[Begin]
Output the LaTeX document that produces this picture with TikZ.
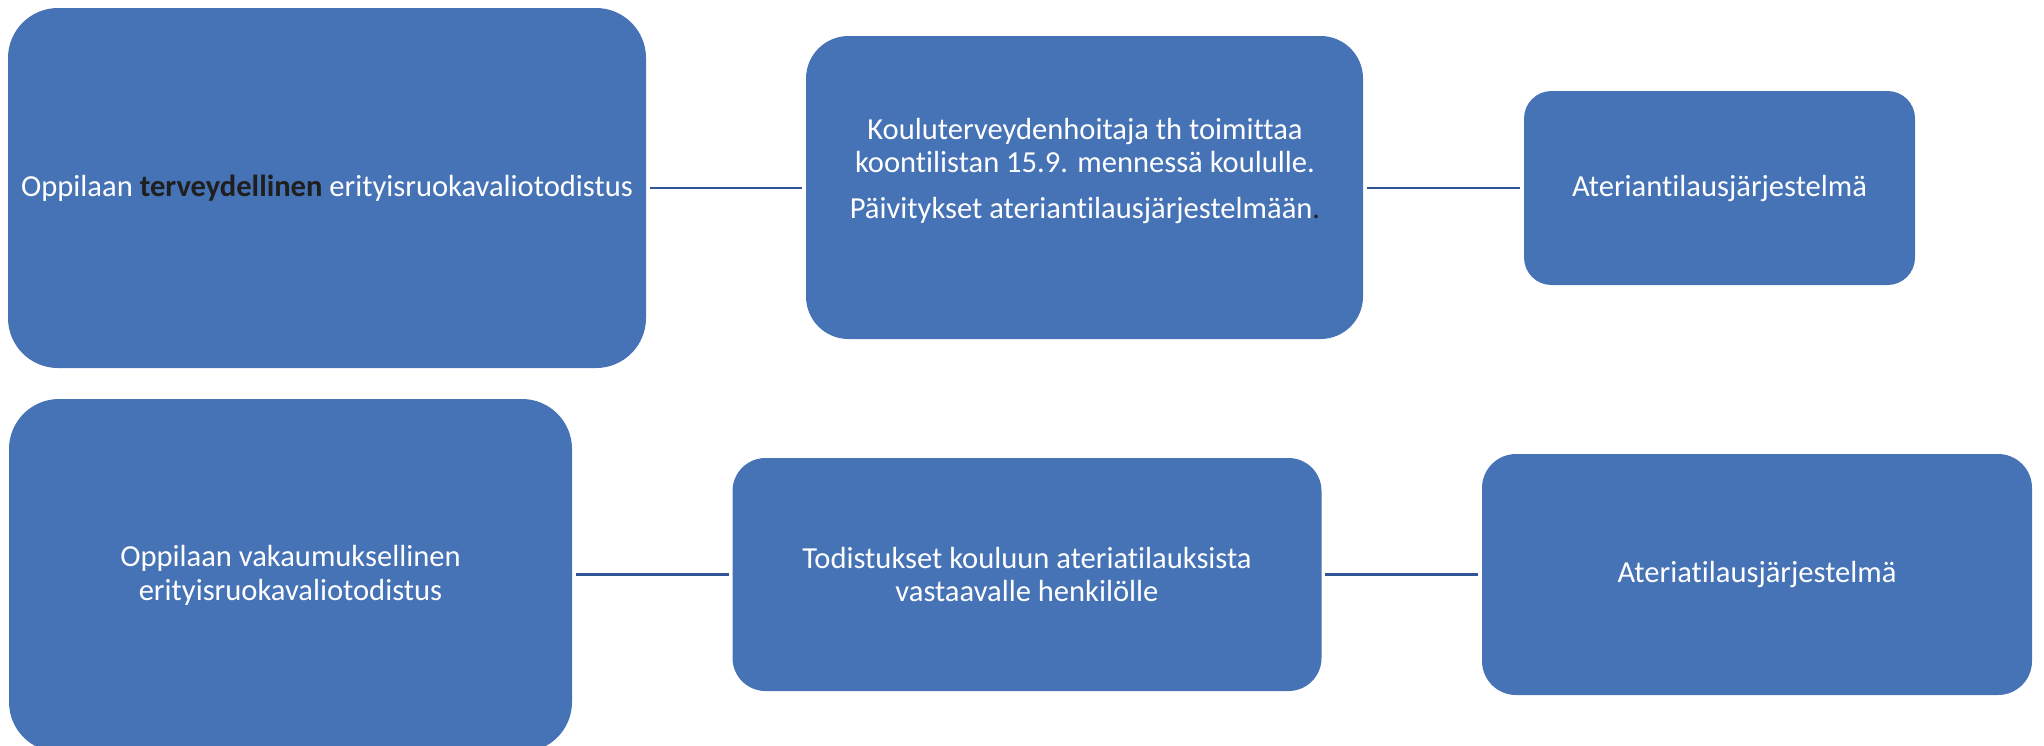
\documentclass[tikz,border=0pt]{standalone}
\usepackage{fontspec}
\setmainfont{Carlito}[Ligatures={NoCommon}]
\definecolor{boxblue}{HTML}{4672B6}
\definecolor{linkblue}{HTML}{2F5597}
\definecolor{darktext}{HTML}{1F1F1F}
\begin{document}
\begin{tikzpicture}[x=0.02cm,y=-0.02cm,
  flowbox/.style={rectangle,fill=boxblue,draw=none,inner sep=0pt,text=white,align=center,
    font=\fontsize{17.4}{19}\selectfont},
  boxtext/.style={inner sep=0pt,text=white,align=center,font=\fontsize{17.4}{19}\selectfont},
  conn/.style={draw=linkblue,line width=1.2pt}]
\useasboundingbox (0,0) rectangle (2044,745);
% row 1
\node[flowbox,minimum width=638*0.02cm,minimum height=360*0.02cm,rounded corners=1cm] (b1) at (327,188)
  {Oppilaan \textbf{\color{darktext}terveydellinen} erityisruokavaliotodistus};
\node[flowbox,minimum width=557*0.02cm,minimum height=303*0.02cm,rounded corners=0.85cm] (b2) at (1084.5,187.5) {};
\node[boxtext] (b2t) at (1085,171)
  {Kouluterveydenhoitaja th toimittaa\\koontilistan 15.9. mennessä koululle.\\[7pt]Päivitykset ateriantilausjärjestelmään{\color{darktext}.}};
\node[flowbox,minimum width=391*0.02cm,minimum height=194*0.02cm,rounded corners=0.55cm] (b3) at (1719.5,188)
  {Ateriantilausjärjestelmä};
% row 2
\node[flowbox,minimum width=563*0.02cm,minimum height=353*0.02cm,rounded corners=1cm] (b4) at (290.5,575.5)
  {Oppilaan vakaumuksellinen\\erityisruokavaliotodistus};
\node[flowbox,minimum width=589*0.02cm,minimum height=233*0.02cm,rounded corners=0.66cm] (b5) at (1027,574.5)
  {Todistukset kouluun ateriatilauksista\\vastaavalle henkilölle};
\node[flowbox,minimum width=550*0.02cm,minimum height=241*0.02cm,rounded corners=0.68cm] (b6) at (1757,574.5)
  {Ateriatilausjärjestelmä};
% connectors
\draw[conn] ([xshift=2pt]b1.east) -- ([xshift=-2pt]b1.east -| b2.west);
\draw[conn] ([xshift=2pt]b2.east |- b3.west) -- ([xshift=-2pt]b3.west);
\draw[conn] ([xshift=2pt]b4.east |- b5.west) -- ([xshift=-2pt]b5.west);
\draw[conn] ([xshift=2pt]b5.east) -- ([xshift=-2pt]b5.east -| b6.west);
\end{tikzpicture}
\end{document}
[End]
= What to produce =
Each line above is to be copied verbatim. Drop any image from the copy.

= Solution to the problem =
Output the LaTeX document that produces this picture with TikZ.
\documentclass[tikz,border=0pt]{standalone}
\usepackage{fontspec}
\setmainfont{Carlito}[Ligatures={NoCommon}]
\definecolor{boxblue}{HTML}{4672B6}
\definecolor{linkblue}{HTML}{2F5597}
\definecolor{darktext}{HTML}{1F1F1F}
\begin{document}
\begin{tikzpicture}[x=0.02cm,y=-0.02cm,
  flowbox/.style={rectangle,fill=boxblue,draw=none,inner sep=0pt,text=white,align=center,
    font=\fontsize{17.4}{19}\selectfont},
  boxtext/.style={inner sep=0pt,text=white,align=center,font=\fontsize{17.4}{19}\selectfont},
  conn/.style={draw=linkblue,line width=1.2pt}]
\useasboundingbox (0,0) rectangle (2044,745);
% row 1
\node[flowbox,minimum width=638*0.02cm,minimum height=360*0.02cm,rounded corners=1cm] (b1) at (327,188)
  {Oppilaan \textbf{\color{darktext}terveydellinen} erityisruokavaliotodistus};
\node[flowbox,minimum width=557*0.02cm,minimum height=303*0.02cm,rounded corners=0.85cm] (b2) at (1084.5,187.5) {};
\node[boxtext] (b2t) at (1085,171)
  {Kouluterveydenhoitaja th toimittaa\\koontilistan 15.9. mennessä koululle.\\[7pt]Päivitykset ateriantilausjärjestelmään{\color{darktext}.}};
\node[flowbox,minimum width=391*0.02cm,minimum height=194*0.02cm,rounded corners=0.55cm] (b3) at (1719.5,188)
  {Ateriantilausjärjestelmä};
% row 2
\node[flowbox,minimum width=563*0.02cm,minimum height=353*0.02cm,rounded corners=1cm] (b4) at (290.5,575.5)
  {Oppilaan vakaumuksellinen\\erityisruokavaliotodistus};
\node[flowbox,minimum width=589*0.02cm,minimum height=233*0.02cm,rounded corners=0.66cm] (b5) at (1027,574.5)
  {Todistukset kouluun ateriatilauksista\\vastaavalle henkilölle};
\node[flowbox,minimum width=550*0.02cm,minimum height=241*0.02cm,rounded corners=0.68cm] (b6) at (1757,574.5)
  {Ateriatilausjärjestelmä};
% connectors
\draw[conn] ([xshift=2pt]b1.east) -- ([xshift=-2pt]b1.east -| b2.west);
\draw[conn] ([xshift=2pt]b2.east |- b3.west) -- ([xshift=-2pt]b3.west);
\draw[conn] ([xshift=2pt]b4.east |- b5.west) -- ([xshift=-2pt]b5.west);
\draw[conn] ([xshift=2pt]b5.east) -- ([xshift=-2pt]b5.east -| b6.west);
\end{tikzpicture}
\end{document}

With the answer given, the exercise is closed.